The storage subsystem is not a static being in a running computer. Once you think about what hits the disk during operation and couple that with the fact that mechanical hard drives are probably the last remaining bottleneck in a PC, it will be clear what is affected and what is not. Every operation you do on a PC finds its way on to your hard disk.

If the disk was required only during loading and booting, you would never see the hard disk light. If you construct two identical systems with a mechanical drive and a SSD, and run a reasonably rounded workload (not CPU benchmarks, form example, but a real-world application suite), the SSD will almost always win.

Of course, SSDs have their own issues and are relatively expensive (given that it is not wise to fill them beyond 70% capacity). Then there is the issue of keeping them in good health.

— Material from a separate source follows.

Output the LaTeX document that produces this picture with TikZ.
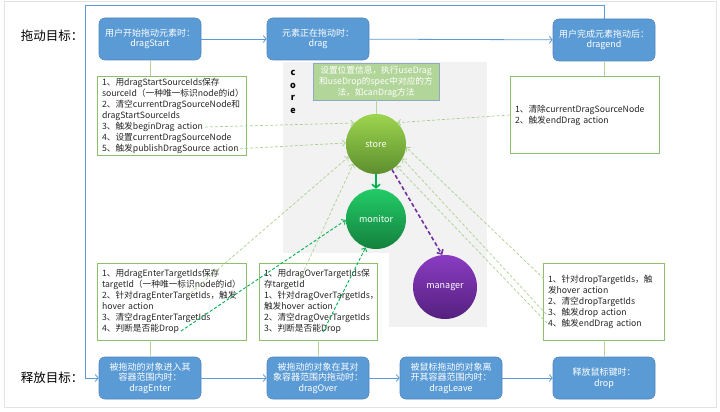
\documentclass[tikz,border=0pt]{standalone}
\usepackage{fontspec}
\setmainfont{Noto Sans CJK SC}
\usetikzlibrary{arrows.meta}
\definecolor{bfill}{HTML}{5B9BD5}
\definecolor{bedge}{HTML}{4F86BE}
\definecolor{gedge}{HTML}{8DBF6F}
\definecolor{glink}{HTML}{B3D49C}
\definecolor{lgdash}{HTML}{A9D18E}
\definecolor{dgdash}{HTML}{00B050}
\definecolor{purp}{HTML}{7030A0}
\definecolor{setfill}{HTML}{B2D69A}
\definecolor{setedge}{HTML}{8FA9BF}
\definecolor{corebg}{HTML}{F2F2F2}
\definecolor{txt}{HTML}{262626}
\definecolor{storetop}{HTML}{9CD54E}
\definecolor{storebot}{HTML}{5E8E2E}
\definecolor{montop}{HTML}{22CC66}
\definecolor{monbot}{HTML}{14803E}
\definecolor{mantop}{HTML}{8A3CC2}
\definecolor{manbot}{HTML}{55207F}
\begin{document}
\begin{tikzpicture}[x=1pt,y=-1pt,
  bluebox/.style={draw=bedge, fill=bfill, line width=0.6pt, rounded corners=6pt,
    minimum width=102pt, minimum height=42pt, text=white, align=center,
    font=\fontsize{9}{10.5}\selectfont, inner sep=1pt},
  notebox/.style={draw=gedge, fill=white, line width=0.8pt, text width=#1, align=left,
    inner xsep=5pt, inner ysep=2pt, font=\fontsize{8.7}{11}\selectfont,
    text=txt, minimum height=77pt},
  ball/.style={circle, minimum size=60pt, text=white, inner sep=0pt,
    font=\fontsize{9}{10}\selectfont},
  sidelabel/.style={font=\fontsize{12.5}{15}\selectfont, text=black},
  flowarrow/.style={draw=bfill, line width=0.8pt, -{Straight Barb[length=3pt,width=7pt]}},
  linkline/.style={draw=glink, line width=0.8pt},
  lgarrow/.style={draw=lgdash, line width=0.7pt, dash pattern=on 3pt off 2pt,
    -{Straight Barb[length=3pt,width=6pt]}},
  dgarrow/.style={draw=dgdash, line width=0.9pt, dash pattern=on 3pt off 2pt,
    -{Straight Barb[length=3pt,width=6pt]}},
  purarrow/.style={draw=purp, line width=1.6pt, dash pattern=on 4pt off 2.5pt,
    -{Straight Barb[length=3.5pt,width=7pt]}},
  solidgreen/.style={draw=dgdash, line width=1.6pt, -{Straight Barb[length=3.5pt,width=8pt]}}
]
\useasboundingbox (0,0) rectangle (720,412);
\draw[gray!22, line width=0.8pt] (4,1) rectangle (716,407);

% core background
\fill[corebg] (283,62) rectangle (487,327);
\fill[white] (283,253) rectangle (389,327);

% side labels
\node[sidelabel] (lblDrag) at (52,36) {拖动目标：};
\node[sidelabel] (lblDrop) at (52,378) {释放目标：};

% blue boxes
\node[bluebox] (dragStart) at (150,39) {用户开始拖动元素时：\\dragStart};
\node[bluebox] (drag) at (318,39) {元素正在拖动时：\\drag};
\node[bluebox] (dragend) at (604,40) {用户完成元素拖动后：\\dragend};
\node[bluebox] (dragEnter) at (150,378) {被拖动的对象进入其\\容器范围内时：\\dragEnter};
\node[bluebox] (dragOver) at (318,378) {被拖动的对象在其对\\象容器范围内拖动时：\\dragOver};
\node[bluebox] (dragLeave) at (451,378) {被鼠标拖动的对象离\\开其容器范围内时：\\dragLeave};
\node[bluebox] (drop) at (604,378) {释放鼠标键时：\\drop};

% note boxes
\node[notebox=139pt] (boxA) at (171.5,116) {1、用dragStartSourceIds保存\\sourceId（一种唯一标识node的id）\\2、清空currentDragSourceNode和\\dragStartSourceIds\\3、触发beginDrag action\\4、设置currentDragSourceNode\\5、触发publishDragSource action};
\node[notebox=139pt] (boxB) at (584.5,115) {1、清除currentDragSourceNode\\2、触发endDrag action};
\node[notebox=139pt] (boxC) at (171.5,301.5) {1、用dragEnterTargetIds保存\\targetId（一种唯一标识node的id）\\2、针对dragEnterTargetIds，触发\\hover action\\3、清空dragEnterTargetIds\\4、判断是否能Drop};
\node[notebox=108pt] (boxD) at (318,301.5) {1、用dragOverTargetIds保\\存targetId\\1、针对dragOverTargetIds，\\触发hover action\\2、清空dragOverTargetIds\\3、判断是否能Drop};
\node[notebox=111pt] (boxE) at (603.5,301.5) {1、针对dropTargetIds，触\\发hover action\\2、清空dropTargetIds\\3、触发drop action\\4、触发endDrag action};

% core content
\node[font=\bfseries\fontsize{9}{12.5}\selectfont, align=center, text=black] (coreLbl) at (293,92) {c\\o\\r\\e};
\node[draw=setedge, fill=setfill, line width=0.8pt, minimum width=126pt, minimum height=37pt,
  text=white, align=center, font=\fontsize{8.7}{11}\selectfont, inner sep=1pt] (setbox) at (376,81.5)
  {设置位置信息，执行useDrag\\和useDrop的spec中对应的方\\法，如canDrag方法};
\node[ball, top color=storetop, bottom color=storebot] (store) at (376,144) {store};
\node[ball, top color=montop, bottom color=monbot] (monitor) at (376,219) {monitor};
\node[ball, minimum size=64pt, top color=mantop, bottom color=manbot] (manager) at (445,287) {manager};

% flow arrows
\draw[flowarrow] (dragStart) -- (drag);
\draw[flowarrow] (drag) -- (dragend);
\draw[flowarrow] (dragEnter) -- (dragOver);
\draw[flowarrow] (dragOver) -- (dragLeave);
\draw[flowarrow] (dragLeave) -- (drop);
\coordinate (cornerTL) at (85,5);
\coordinate (cornerBL) at (85,378);
\draw[flowarrow] (dragend.north) |- (cornerTL) -- (cornerBL) -- (dragEnter.west);

% links blue -> note boxes
\draw[linkline] (dragStart.south) -- (dragStart.south |- boxA.north);
\draw[linkline] (dragend.south) -- (dragend.south |- boxB.north);
\draw[linkline] (dragEnter.north) -- (dragEnter.north |- boxC.south);
\draw[linkline] (dragOver.north) -- (dragOver.north |- boxD.south);
\draw[linkline] (drop.north) -- (drop.north |- boxE.south);
\draw[linkline] (setbox.south) -- (store.north);

% dashed arrows
\coordinate (aBegin) at (205,127);
\coordinate (aPublish) at (235,149);
\coordinate (cHover) at (187,296);
\coordinate (cDrop) at (181,331);
\coordinate (dTop) at (300,279);
\coordinate (dDrop) at (323,332);
\coordinate (eOne) at (544,279);
\coordinate (eThree) at (546,314);
\coordinate (eFour) at (547,323);
\draw[lgarrow] (aBegin) -- (store.136);
\draw[lgarrow] (aPublish) -- (store.178);
\draw[lgarrow] (boxB.west) -- (store.45);
\draw[lgarrow] (cHover) -- (store.205);
\draw[lgarrow] (dTop) -- (store.221);
\draw[lgarrow] (eOne) -- (store.354);
\draw[lgarrow] (eThree) -- (store.331);
\draw[lgarrow] (eFour) -- (store.313);
\draw[dgarrow] (cDrop) -- (monitor.182);
\draw[dgarrow] (dDrop) -- (monitor.250);
\draw[solidgreen] (store.south) -- (monitor.north);
\draw[purarrow] (store.302) -- (manager.95);
\end{tikzpicture}
\end{document}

The advantages though are too significant for them to be ignored. An Athlon II with an SSD and 2GB memory feels much quicker than an i7 with 8GB memory and a WD Blue hard drive. I know, I've used both simultaneously.

FPS in gaming though, is a bit of a stretch. Unless you are running a system with a very small framebuffer and need to load intra-level information from the hard drive, a storage upgrade will get you no benefit. Daily use and applications benefit the most, because they write very small packets to the drive during operation and mechanical hard drives have a terrible time dealing with it.